The comment that rings the loudest to me, out of everything she crammed furiously into this book, was the fact that she tried to make '5 minutes feel like 5 hours' with her kids, as if that were possible. Although she does go on to admit that it is simply not possible to do it all.

Contradictory to me is the fact that Ms. Shepherd found lurid tabloid stories to be embarassing and insulting to herself and her children, but she voluntarily lays bare all her personal laundry.

I picked up this book because I fondly remember Moonlighting as must-see TV of my teenage years, Maddie Hayes and David Addison being the best on-screen couple of my generation. Although that was just one small part of Cybill's story, I did find the Hollywood insider stuff a fun guilty pleasure.

One last criticism - the subtitle is far too long and completely unnecessary, bordering on downright silly.

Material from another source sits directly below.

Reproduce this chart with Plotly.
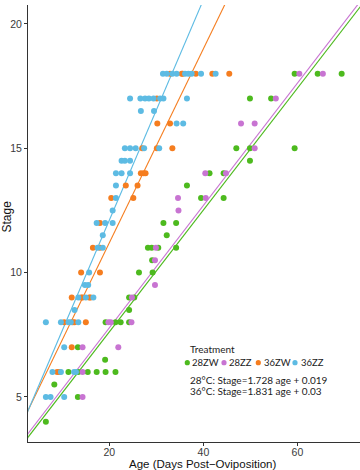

5 out of 5 stars Example of one version of the Liberated Life   August 23, 2004
 0 out of 1 found this review helpful

Cybill Disobedience : How I Survived Beauty Pageants, Elvis, Sex, Bruce Willis, Lies, Marriage, Motherhood, Hollywood, and the Irrepressible Urge to Say What I Think
by Cybill Shepherd

This was an interesting read and useful as a resource since it is a first person description of the kind of life one can lead as a liberated (using the pill) female. Not only was Cybill successful, but as she says, she was "a very, very, bad girl." Cybill did what she wanted to do.

Regardless of whether or not this sort of life should be recommended, it is certainly a resource that can be referred to as an example.